The landscape of human interactions has changed in the past 20 years, there is no question about it. Society is more widely connected than it ever has been before — Skype brings people from different continents face-to-face. Snapchat chronicles a person’s day 10 seconds at a time. Texting makes one instantly available at any hour of the day. The list goes on and on. These conveniences and information provided by technology and social media have revolutionized the way people communicate and interact. However, many people, especially those born after 1982 (i.e., millennials), relate to social media very differently than others.
A good deal of people have a fairly casual relationship with social media. They see it as an interesting and novel technology, facilitating news updates, allowing one to easily reconnect with old friends and showcasing interesting links to previously unknown parts of the Internet. While these people enjoy social media, it is not a necessity or a burden. They can unplug whenever they want and they do not allow it to interfere with their genuine in-the-flesh social interactions.
Millennials, in general, have a very different relationship with social media. Having grown up with it, social media is a normal part of their lives, as natural as television was for Gen X. Social media is the way millennials interact with each other. Yes, 20-somethings still meet for coffee, drive out for a day at the beach or go to a party, but it is very rare that their in-the-flesh social interactions are completely separated from social media. A get-together with friends is not legitimized until it is added to a Snapstory or posted on Facebook. A fabulous dinner out has no real significance until a picture of the entrée is put through a filter and the posted on Instagram. Even romance is ensnared by technology. How many times has it been asked if a relationship is “Facebook official”? This dedication to social media goes beyond mere compulsion; it is an obligation.
Gradually, sneakily, and unconsciously, it has been accepted as an undeniable truth by the millennials that social media is the definitive theatre of social interaction. Because of this, a person’s social circle has increased exponentially. Before, only one’s friends, family, and perhaps acquaintances, had any clear idea of his or her life. Now, anyone with Internet access can click twice and find someone’s Facebook profile. Experiences shared exclusively with friends and family have come to be considered almost private.
And here lies the root of the question for which this article is titled: Why do we hate to be alone?
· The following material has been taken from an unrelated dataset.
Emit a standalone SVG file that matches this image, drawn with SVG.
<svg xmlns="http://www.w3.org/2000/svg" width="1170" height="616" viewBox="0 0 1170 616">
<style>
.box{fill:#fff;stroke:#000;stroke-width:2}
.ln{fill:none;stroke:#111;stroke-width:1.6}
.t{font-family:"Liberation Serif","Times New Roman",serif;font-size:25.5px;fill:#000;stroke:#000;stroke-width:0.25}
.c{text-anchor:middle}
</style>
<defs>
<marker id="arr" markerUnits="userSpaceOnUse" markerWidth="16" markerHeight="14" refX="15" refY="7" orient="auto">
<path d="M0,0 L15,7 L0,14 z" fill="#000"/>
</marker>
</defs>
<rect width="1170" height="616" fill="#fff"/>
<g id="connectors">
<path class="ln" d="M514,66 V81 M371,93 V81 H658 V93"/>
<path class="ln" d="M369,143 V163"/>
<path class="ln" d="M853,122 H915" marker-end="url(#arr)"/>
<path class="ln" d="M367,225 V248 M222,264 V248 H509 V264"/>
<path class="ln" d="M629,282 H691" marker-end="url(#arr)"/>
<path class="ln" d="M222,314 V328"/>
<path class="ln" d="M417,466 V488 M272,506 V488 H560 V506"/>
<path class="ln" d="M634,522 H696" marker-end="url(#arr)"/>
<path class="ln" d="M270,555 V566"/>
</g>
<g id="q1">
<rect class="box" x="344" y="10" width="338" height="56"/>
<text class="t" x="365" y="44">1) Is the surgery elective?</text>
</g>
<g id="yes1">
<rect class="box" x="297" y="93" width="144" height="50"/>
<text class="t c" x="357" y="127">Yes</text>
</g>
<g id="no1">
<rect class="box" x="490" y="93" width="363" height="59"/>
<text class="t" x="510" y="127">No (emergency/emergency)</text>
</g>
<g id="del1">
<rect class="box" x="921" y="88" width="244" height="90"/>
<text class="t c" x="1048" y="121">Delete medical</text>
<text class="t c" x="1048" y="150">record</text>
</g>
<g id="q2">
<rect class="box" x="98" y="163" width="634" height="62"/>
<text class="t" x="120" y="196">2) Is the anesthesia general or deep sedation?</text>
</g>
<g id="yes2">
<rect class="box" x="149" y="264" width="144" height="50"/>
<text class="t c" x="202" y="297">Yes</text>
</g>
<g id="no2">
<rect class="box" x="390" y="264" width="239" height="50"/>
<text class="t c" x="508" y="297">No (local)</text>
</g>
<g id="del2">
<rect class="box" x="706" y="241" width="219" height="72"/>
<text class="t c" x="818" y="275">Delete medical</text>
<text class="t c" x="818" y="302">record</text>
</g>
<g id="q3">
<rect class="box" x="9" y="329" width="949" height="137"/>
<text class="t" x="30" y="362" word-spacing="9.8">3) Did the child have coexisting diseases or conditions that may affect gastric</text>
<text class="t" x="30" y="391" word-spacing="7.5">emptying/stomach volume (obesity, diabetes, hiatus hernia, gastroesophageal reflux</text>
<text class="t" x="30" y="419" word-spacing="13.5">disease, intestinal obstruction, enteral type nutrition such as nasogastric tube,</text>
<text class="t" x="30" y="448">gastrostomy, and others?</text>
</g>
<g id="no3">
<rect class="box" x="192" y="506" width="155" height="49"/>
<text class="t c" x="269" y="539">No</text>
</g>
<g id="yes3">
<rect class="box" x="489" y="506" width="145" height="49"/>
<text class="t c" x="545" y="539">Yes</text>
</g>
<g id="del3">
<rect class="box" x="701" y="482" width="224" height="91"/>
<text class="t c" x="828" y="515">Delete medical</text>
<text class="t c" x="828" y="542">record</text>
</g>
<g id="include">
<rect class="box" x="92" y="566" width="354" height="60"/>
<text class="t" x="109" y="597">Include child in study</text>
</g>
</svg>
Humanity has evolved as social organisms; humans are hardwired to connect to other humans for both their own benefit and the benefit of society as a whole. Isolation from the social construct deprives both the individual and the community the opportunity to thrive. It is, in essence, this ancient instinct that motivates the 16-year-old girl to pick up her phone and add a third selfie to her Snapchat story. The social theatre has changed venue from a tribe wandering the savannah to an electronic web that has reached across the globe. Willful non-participation in this grand social web pins the individual against society. Notifying those closest to you about your day-to-day activities no longer seems to be enough. Interaction outside the web of social media offers no contribution to the larger extension of society.
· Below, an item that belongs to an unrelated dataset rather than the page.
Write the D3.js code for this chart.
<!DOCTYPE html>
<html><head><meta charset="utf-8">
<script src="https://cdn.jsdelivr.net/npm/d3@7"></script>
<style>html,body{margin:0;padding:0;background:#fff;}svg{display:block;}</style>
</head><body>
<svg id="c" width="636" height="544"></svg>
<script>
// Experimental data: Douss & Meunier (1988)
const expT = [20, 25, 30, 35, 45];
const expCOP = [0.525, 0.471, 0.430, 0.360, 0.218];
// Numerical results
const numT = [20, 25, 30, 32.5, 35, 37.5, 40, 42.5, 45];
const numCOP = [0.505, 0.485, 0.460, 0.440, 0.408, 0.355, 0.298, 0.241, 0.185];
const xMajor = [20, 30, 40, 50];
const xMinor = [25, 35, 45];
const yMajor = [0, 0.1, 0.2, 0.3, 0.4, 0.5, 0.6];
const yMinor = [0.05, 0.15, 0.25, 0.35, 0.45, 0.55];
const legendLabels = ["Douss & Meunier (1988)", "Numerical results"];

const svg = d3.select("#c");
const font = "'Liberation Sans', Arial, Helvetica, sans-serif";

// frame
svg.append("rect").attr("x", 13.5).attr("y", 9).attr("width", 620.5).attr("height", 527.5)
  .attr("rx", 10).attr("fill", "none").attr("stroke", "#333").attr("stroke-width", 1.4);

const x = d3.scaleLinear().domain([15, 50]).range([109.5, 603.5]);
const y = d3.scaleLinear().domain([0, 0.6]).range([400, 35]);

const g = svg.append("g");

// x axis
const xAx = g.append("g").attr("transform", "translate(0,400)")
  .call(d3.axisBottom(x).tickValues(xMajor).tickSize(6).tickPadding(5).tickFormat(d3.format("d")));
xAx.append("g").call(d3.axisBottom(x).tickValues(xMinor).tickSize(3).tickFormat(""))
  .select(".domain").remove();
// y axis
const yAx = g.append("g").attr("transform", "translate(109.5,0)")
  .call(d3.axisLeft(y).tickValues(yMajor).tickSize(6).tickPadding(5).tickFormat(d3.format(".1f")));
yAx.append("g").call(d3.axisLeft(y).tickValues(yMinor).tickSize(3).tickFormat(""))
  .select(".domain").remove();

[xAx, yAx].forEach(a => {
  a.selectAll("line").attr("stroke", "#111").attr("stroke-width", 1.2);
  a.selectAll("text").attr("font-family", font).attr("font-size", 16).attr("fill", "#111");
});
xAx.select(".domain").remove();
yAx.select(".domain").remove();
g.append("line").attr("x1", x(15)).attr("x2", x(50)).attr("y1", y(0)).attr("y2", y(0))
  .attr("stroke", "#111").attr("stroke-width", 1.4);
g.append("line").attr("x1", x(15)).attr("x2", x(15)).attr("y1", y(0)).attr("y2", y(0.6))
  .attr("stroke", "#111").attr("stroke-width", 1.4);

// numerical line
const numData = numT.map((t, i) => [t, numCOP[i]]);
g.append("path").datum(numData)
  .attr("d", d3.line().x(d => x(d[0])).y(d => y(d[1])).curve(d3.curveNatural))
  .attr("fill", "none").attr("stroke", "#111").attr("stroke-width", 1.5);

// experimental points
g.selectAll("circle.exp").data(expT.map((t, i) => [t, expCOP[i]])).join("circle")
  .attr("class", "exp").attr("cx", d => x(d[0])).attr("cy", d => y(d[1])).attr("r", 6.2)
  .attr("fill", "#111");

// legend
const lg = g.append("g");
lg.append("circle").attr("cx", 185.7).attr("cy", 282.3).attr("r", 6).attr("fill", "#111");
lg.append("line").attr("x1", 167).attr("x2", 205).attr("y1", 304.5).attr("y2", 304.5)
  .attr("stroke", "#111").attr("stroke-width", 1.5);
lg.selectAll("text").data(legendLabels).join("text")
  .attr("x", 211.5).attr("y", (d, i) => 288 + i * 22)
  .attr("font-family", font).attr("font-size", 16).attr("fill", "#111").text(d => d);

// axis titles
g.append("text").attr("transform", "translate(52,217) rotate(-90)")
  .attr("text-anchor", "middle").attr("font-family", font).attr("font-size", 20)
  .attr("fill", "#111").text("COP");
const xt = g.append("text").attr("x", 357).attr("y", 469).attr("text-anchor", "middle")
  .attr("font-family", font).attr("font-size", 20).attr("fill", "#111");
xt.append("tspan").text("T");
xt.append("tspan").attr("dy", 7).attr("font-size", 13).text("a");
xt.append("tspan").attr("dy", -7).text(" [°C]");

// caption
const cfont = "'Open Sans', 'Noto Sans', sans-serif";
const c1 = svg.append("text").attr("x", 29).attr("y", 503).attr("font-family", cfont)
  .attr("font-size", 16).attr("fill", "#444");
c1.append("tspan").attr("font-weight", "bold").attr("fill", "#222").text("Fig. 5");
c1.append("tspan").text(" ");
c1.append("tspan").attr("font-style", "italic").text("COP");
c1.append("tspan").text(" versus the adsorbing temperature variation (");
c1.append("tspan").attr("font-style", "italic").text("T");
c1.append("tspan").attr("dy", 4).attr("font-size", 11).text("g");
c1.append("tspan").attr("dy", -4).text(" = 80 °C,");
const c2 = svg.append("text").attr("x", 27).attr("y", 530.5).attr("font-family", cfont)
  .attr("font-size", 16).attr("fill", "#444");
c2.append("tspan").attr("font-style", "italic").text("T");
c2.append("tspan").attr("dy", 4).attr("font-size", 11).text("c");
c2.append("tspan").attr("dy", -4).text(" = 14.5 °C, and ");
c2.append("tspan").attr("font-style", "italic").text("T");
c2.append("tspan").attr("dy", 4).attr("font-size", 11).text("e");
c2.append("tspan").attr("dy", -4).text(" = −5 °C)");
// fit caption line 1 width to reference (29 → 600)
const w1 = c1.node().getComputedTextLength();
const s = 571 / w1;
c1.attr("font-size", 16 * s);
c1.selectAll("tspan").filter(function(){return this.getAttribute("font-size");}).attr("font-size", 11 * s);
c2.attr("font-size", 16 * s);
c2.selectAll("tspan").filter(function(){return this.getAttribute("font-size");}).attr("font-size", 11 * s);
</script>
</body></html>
Granted, the average person is not considering their impact on the rest of humanity when they upload a post. They simply wish to showcase themselves and to reflect their life in a positive way to others. Not posting something does not give the same satisfaction as getting fifty likes. A person is validated when others react to their experience. A like says, “Yes, this is significant to me.” In a way, it shows empathy, union and benevolence to the poster, qualities upon which society advances. Being ignored shows that whatever the poster is doing isn’t a significant contribution. The like has democratized social interactions, quantifying what is worthwhile and what is not.
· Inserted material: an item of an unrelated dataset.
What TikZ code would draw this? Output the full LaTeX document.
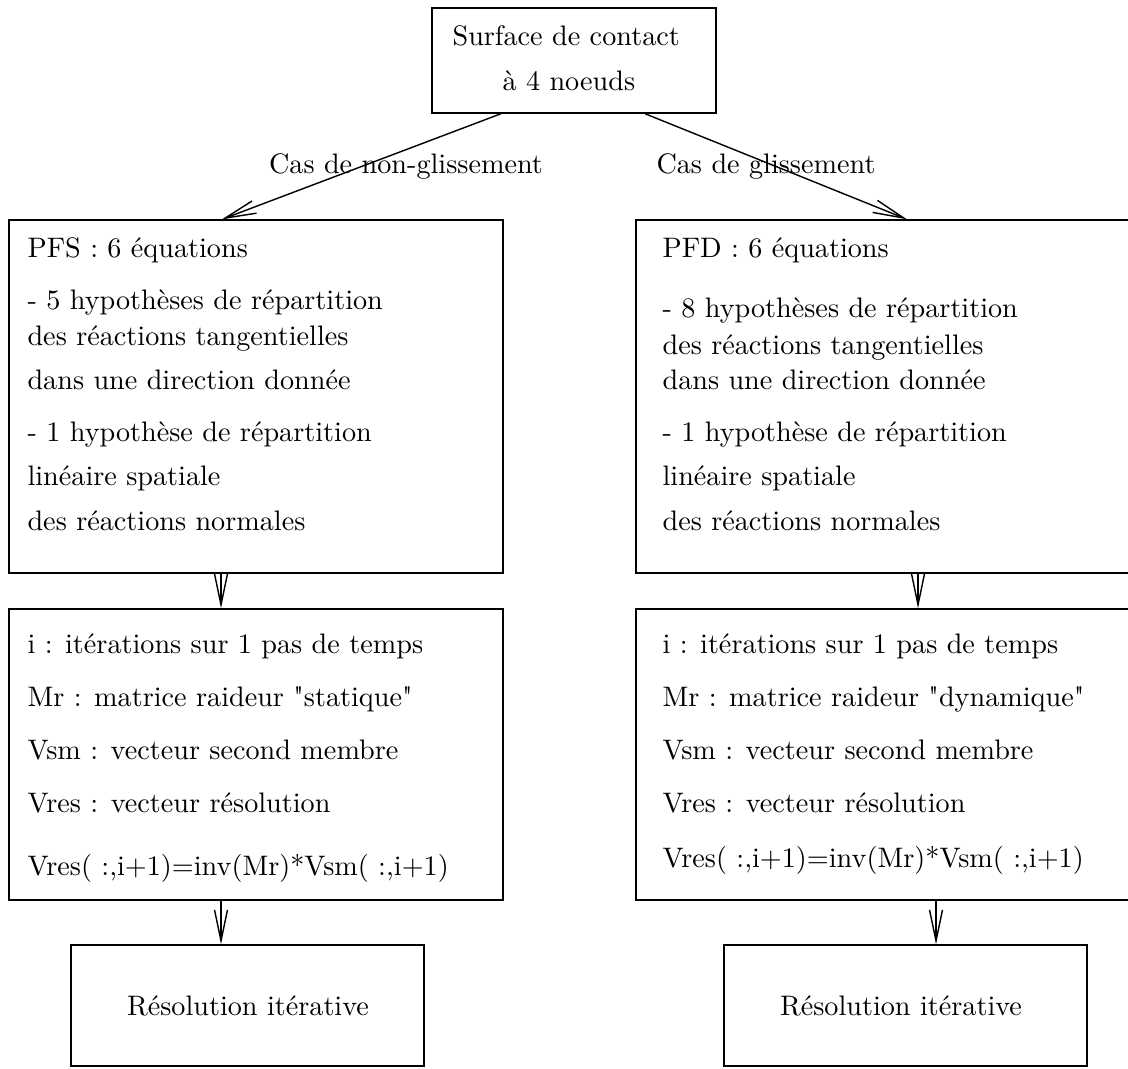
\documentclass[tikz,border=0pt]{standalone}
\usetikzlibrary{arrows.meta,fit}

\begin{document}
\begin{tikzpicture}[x=0.3546pt,y=-0.3546pt,
  box/.style={draw,line width=0.5pt,inner sep=0pt},
  txt/.style={anchor=base west,inner sep=0pt},
  ctxt/.style={anchor=base,inner sep=0pt},
  arr/.style={line width=0.5pt,-{Straight Barb[length=11pt,width=4.6pt]}}]
  \useasboundingbox (0,0) rectangle (1128,1068);

  % boxes
  \node[box,fit={(432,8) (716,113)}] (contact) {};
  \node[box,fit={(9,220) (503,573)}] (pfs) {};
  \node[box,fit={(636,220) (1136,573)}] (pfd) {};
  \node[box,fit={(9,609) (503,900)}] (iterS) {};
  \node[box,fit={(636,609) (1136,900)}] (iterD) {};
  \node[box,fit={(71,945) (424,1066)}] (resS) {};
  \node[box,fit={(724,945) (1087,1066)}] (resD) {};

  % top
  \node[txt] (contact1) at (452,45) {Surface de contact};
  \node[txt] (contact2) at (502,90) {à 4 noeuds};
  \node[ctxt] (nonglis) at (406,173) {Cas de non-glissement};
  \node[ctxt] (glis) at (766,173) {Cas de glissement};

  % non-glissement
  \node[txt] (pfs1) at (27,257) {PFS : 6 équations};
  \node[txt] (pfs2) at (27,309) {- 5 hypothèses de répartition};
  \node[txt] (pfs3) at (27,345) {des réactions tangentielles};
  \node[txt] (pfs4) at (27,389) {dans une direction donnée};
  \node[txt] (pfs5) at (27,441) {- 1 hypothèse de répartition};
  \node[txt] (pfs6) at (27,485) {linéaire spatiale};
  \node[txt] (pfs7) at (27,530) {des réactions normales};

  \node[txt] (iterS1) at (27,653) {i : itérations sur 1 pas de temps};
  \node[txt] (iterS2) at (27,706) {Mr : matrice raideur \textquotedbl statique\textquotedbl};
  \node[txt] (iterS3) at (27,759) {Vsm : vecteur second membre};
  \node[txt] (iterS4) at (27,812) {Vres : vecteur résolution};
  \node[txt] (iterS5) at (27,875) {Vres( :,i+1)=inv(Mr)*Vsm( :,i+1)};

  \node[ctxt] (resS1) at (248,1015) {Résolution itérative};

  % glissement
  \node[txt] (pfd1) at (662,257) {PFD : 6 équations};
  \node[txt] (pfd2) at (662,317) {- 8 hypothèses de répartition};
  \node[txt] (pfd3) at (662,354) {des réactions tangentielles};
  \node[txt] (pfd4) at (662,389) {dans une direction donnée};
  \node[txt] (pfd5) at (662,441) {- 1 hypothèse de répartition};
  \node[txt] (pfd6) at (662,485) {linéaire spatiale};
  \node[txt] (pfd7) at (662,530) {des réactions normales};

  \node[txt] (iterD1) at (662,653) {i : itérations sur 1 pas de temps};
  \node[txt] (iterD2) at (662,706) {Mr : matrice raideur \textquotedbl dynamique\textquotedbl};
  \node[txt] (iterD3) at (662,759) {Vsm : vecteur second membre};
  \node[txt] (iterD4) at (662,812) {Vres : vecteur résolution};
  \node[txt] (iterD5) at (662,867) {Vres( :,i+1)=inv(Mr)*Vsm( :,i+1)};

  \node[ctxt] (resD1) at (901,1015) {Résolution itérative};

  % arrows
  \draw[arr] (501,0 |- contact.south) -- (222,0 |- pfs.north);
  \draw[arr] (645,0 |- contact.south) -- (907,0 |- pfd.north);
  \draw[arr] (221,0 |- pfs.south) -- (221,0 |- iterS.north);
  \draw[arr] (918,0 |- pfd.south) -- (918,0 |- iterD.north);
  \draw[arr] (221,0 |- iterS.south) -- (221,0 |- resS.north);
  \draw[arr] (936,0 |- iterD.south) -- (936,0 |- resD.north);
\end{tikzpicture}
\end{document}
Social media, for the moment at least, is the de facto stomping ground for human interaction. It underlines in a subtle way what human society has been developed for: connection, empathy and progress. Individuals contribute to produce something that is greater than the sum of its parts. Therefore, when one is removed from this media, the person is in no way a part of this societal progress. Society moves on while the lonely individual stays behind, trapped in a bubble. Is person to person interaction dead? Certainly not. But the millennials, the extroverted generation, have begun to form a marvelous social organism that has never been seen before. The world is connected in a way that it never has before, and one should think twice before they elect to remove themselves from it.